**** Material for this task

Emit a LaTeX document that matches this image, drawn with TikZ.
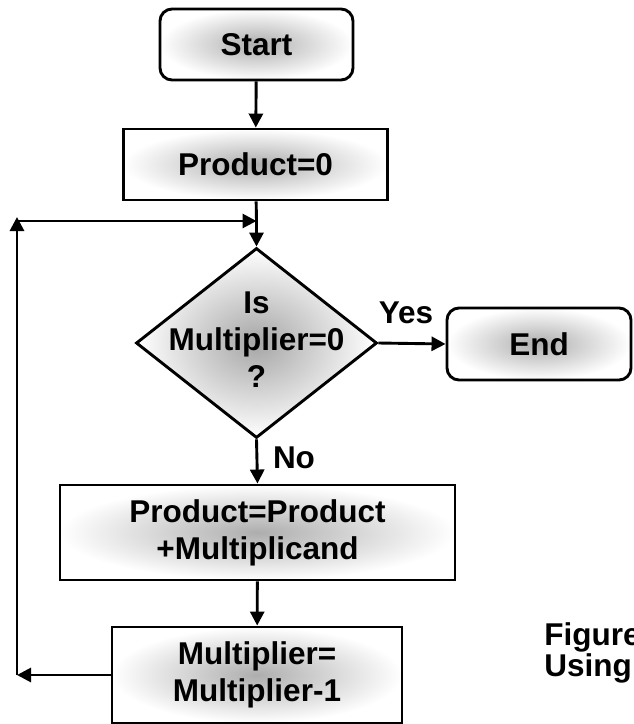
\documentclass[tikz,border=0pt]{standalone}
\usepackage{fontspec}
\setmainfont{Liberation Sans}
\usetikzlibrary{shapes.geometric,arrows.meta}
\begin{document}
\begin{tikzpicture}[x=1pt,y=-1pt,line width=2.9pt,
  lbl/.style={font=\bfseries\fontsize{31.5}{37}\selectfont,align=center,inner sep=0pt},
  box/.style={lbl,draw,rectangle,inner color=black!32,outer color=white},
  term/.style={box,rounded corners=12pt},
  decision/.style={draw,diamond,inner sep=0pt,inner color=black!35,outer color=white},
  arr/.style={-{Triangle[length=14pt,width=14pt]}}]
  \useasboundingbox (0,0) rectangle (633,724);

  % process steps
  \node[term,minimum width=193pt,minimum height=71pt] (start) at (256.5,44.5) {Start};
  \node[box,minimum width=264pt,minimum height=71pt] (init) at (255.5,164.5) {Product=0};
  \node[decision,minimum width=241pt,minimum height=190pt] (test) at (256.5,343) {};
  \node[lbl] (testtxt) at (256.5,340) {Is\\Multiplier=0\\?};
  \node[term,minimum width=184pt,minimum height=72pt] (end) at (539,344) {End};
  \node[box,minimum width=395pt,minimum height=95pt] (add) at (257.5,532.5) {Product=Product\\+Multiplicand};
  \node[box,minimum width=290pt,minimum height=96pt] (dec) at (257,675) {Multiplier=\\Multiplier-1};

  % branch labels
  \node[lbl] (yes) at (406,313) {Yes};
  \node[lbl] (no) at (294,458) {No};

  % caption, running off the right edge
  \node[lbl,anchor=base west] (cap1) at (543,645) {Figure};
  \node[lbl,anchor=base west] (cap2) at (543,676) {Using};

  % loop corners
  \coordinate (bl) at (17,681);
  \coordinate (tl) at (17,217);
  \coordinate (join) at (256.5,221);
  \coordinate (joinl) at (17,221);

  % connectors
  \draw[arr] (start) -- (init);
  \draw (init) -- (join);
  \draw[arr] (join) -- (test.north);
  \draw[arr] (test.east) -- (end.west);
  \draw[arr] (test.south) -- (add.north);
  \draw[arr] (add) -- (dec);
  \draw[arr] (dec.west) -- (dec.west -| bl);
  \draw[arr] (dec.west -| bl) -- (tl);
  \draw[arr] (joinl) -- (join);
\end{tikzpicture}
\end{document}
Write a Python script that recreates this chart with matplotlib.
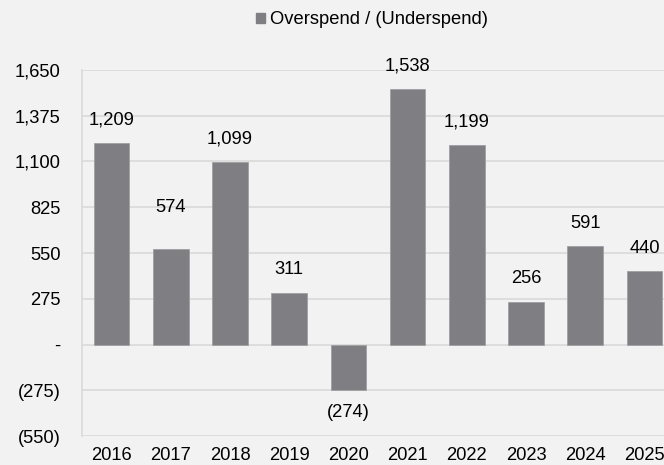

********

**Exercise:**
Can the entries above be repeated exactly, without their pictures?

**In response:**
Emit a LaTeX document that matches this image, drawn with TikZ.
\documentclass[tikz,border=0pt]{standalone}
\usepackage{fontspec}
\setmainfont{Liberation Sans}
\usetikzlibrary{shapes.geometric,arrows.meta}
\begin{document}
\begin{tikzpicture}[x=1pt,y=-1pt,line width=2.9pt,
  lbl/.style={font=\bfseries\fontsize{31.5}{37}\selectfont,align=center,inner sep=0pt},
  box/.style={lbl,draw,rectangle,inner color=black!32,outer color=white},
  term/.style={box,rounded corners=12pt},
  decision/.style={draw,diamond,inner sep=0pt,inner color=black!35,outer color=white},
  arr/.style={-{Triangle[length=14pt,width=14pt]}}]
  \useasboundingbox (0,0) rectangle (633,724);

  % process steps
  \node[term,minimum width=193pt,minimum height=71pt] (start) at (256.5,44.5) {Start};
  \node[box,minimum width=264pt,minimum height=71pt] (init) at (255.5,164.5) {Product=0};
  \node[decision,minimum width=241pt,minimum height=190pt] (test) at (256.5,343) {};
  \node[lbl] (testtxt) at (256.5,340) {Is\\Multiplier=0\\?};
  \node[term,minimum width=184pt,minimum height=72pt] (end) at (539,344) {End};
  \node[box,minimum width=395pt,minimum height=95pt] (add) at (257.5,532.5) {Product=Product\\+Multiplicand};
  \node[box,minimum width=290pt,minimum height=96pt] (dec) at (257,675) {Multiplier=\\Multiplier-1};

  % branch labels
  \node[lbl] (yes) at (406,313) {Yes};
  \node[lbl] (no) at (294,458) {No};

  % caption, running off the right edge
  \node[lbl,anchor=base west] (cap1) at (543,645) {Figure};
  \node[lbl,anchor=base west] (cap2) at (543,676) {Using};

  % loop corners
  \coordinate (bl) at (17,681);
  \coordinate (tl) at (17,217);
  \coordinate (join) at (256.5,221);
  \coordinate (joinl) at (17,221);

  % connectors
  \draw[arr] (start) -- (init);
  \draw (init) -- (join);
  \draw[arr] (join) -- (test.north);
  \draw[arr] (test.east) -- (end.west);
  \draw[arr] (test.south) -- (add.north);
  \draw[arr] (add) -- (dec);
  \draw[arr] (dec.west) -- (dec.west -| bl);
  \draw[arr] (dec.west -| bl) -- (tl);
  \draw[arr] (joinl) -- (join);
\end{tikzpicture}
\end{document}
Write a Python script that recreates this chart with matplotlib.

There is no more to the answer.